• What the exercise asks:
Print nothing but the lines from the start of the listing below through the line that contains "import pandas as pd". Do not include the pictures.

--- start of Collected material ---

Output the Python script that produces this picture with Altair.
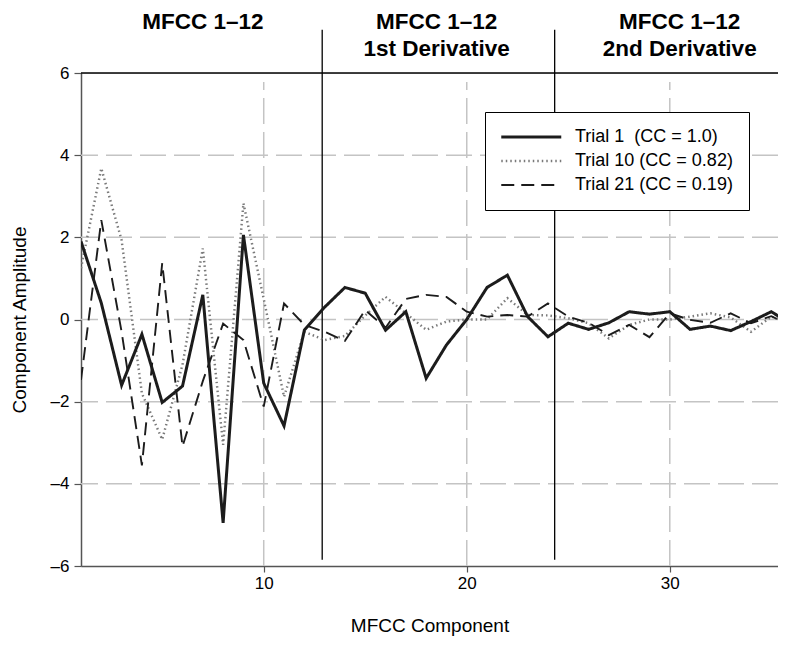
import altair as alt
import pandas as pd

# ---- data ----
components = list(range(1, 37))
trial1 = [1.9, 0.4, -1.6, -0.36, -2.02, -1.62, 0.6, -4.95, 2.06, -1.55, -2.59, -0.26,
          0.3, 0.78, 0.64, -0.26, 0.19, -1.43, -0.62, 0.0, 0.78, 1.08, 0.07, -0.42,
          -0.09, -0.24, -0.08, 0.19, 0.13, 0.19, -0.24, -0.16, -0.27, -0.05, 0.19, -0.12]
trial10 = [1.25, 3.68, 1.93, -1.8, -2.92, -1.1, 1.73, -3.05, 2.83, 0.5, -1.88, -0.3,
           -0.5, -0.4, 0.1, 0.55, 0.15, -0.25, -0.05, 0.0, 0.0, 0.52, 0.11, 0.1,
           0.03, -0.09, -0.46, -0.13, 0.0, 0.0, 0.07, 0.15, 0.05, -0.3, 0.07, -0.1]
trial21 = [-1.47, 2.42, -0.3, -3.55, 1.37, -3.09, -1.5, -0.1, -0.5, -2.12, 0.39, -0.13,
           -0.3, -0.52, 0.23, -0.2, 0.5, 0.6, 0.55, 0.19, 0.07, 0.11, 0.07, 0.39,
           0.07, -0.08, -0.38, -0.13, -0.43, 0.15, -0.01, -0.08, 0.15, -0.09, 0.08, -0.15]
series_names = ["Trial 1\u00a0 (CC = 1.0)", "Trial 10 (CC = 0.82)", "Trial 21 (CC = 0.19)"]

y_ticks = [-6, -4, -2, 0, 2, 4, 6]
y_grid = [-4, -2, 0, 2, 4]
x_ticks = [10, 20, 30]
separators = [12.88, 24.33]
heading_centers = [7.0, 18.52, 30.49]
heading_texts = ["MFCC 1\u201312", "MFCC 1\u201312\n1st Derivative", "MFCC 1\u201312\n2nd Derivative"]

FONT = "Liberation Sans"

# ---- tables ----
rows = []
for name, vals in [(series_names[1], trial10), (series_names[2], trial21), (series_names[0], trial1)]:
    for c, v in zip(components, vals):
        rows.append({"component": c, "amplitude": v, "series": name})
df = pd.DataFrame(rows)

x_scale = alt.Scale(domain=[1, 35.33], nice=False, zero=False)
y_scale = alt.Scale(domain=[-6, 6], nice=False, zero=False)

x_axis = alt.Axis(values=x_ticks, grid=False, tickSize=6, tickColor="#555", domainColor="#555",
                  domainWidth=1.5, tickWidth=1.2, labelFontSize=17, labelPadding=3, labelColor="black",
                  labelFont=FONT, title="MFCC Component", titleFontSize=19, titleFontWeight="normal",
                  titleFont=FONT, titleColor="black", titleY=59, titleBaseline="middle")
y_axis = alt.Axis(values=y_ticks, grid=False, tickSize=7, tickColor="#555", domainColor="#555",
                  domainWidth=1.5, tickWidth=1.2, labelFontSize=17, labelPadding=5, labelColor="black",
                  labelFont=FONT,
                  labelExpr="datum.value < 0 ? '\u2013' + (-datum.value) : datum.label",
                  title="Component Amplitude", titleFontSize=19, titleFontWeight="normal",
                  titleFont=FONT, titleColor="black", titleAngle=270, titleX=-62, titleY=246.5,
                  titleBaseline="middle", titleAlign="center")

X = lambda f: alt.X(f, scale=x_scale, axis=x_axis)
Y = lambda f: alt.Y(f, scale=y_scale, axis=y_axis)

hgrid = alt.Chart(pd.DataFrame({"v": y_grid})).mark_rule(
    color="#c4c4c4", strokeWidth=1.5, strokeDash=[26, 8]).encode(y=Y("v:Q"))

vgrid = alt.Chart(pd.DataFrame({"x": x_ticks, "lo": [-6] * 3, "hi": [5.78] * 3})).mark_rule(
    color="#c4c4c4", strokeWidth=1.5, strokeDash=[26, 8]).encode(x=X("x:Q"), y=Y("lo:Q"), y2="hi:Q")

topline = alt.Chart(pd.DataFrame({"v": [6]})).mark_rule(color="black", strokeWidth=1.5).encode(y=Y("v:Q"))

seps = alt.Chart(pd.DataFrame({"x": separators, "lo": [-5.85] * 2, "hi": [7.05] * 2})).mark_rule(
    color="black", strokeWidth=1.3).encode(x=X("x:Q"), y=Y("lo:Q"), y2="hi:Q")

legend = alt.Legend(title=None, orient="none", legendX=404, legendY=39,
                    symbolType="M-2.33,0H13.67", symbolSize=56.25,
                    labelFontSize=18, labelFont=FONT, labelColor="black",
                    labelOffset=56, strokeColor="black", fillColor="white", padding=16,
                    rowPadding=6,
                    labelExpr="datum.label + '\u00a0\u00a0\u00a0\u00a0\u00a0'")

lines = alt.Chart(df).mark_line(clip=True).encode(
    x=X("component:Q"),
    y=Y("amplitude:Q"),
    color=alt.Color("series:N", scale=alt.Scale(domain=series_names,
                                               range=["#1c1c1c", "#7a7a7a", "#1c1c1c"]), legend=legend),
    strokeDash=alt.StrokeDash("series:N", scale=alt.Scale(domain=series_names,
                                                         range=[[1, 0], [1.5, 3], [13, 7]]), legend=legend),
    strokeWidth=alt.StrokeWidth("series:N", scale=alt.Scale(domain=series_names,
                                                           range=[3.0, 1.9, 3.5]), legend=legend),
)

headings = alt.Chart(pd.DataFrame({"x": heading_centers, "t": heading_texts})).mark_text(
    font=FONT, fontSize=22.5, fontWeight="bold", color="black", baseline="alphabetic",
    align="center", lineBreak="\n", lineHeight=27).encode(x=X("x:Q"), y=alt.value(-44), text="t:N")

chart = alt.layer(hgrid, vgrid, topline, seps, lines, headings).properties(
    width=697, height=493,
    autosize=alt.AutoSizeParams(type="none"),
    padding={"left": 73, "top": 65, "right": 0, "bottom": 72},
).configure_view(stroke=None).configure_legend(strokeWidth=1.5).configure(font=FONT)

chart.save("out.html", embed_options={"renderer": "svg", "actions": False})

--- end of Collected material ---

• Exercise response:
Output the Python script that produces this picture with Altair.
import altair as alt
import pandas as pd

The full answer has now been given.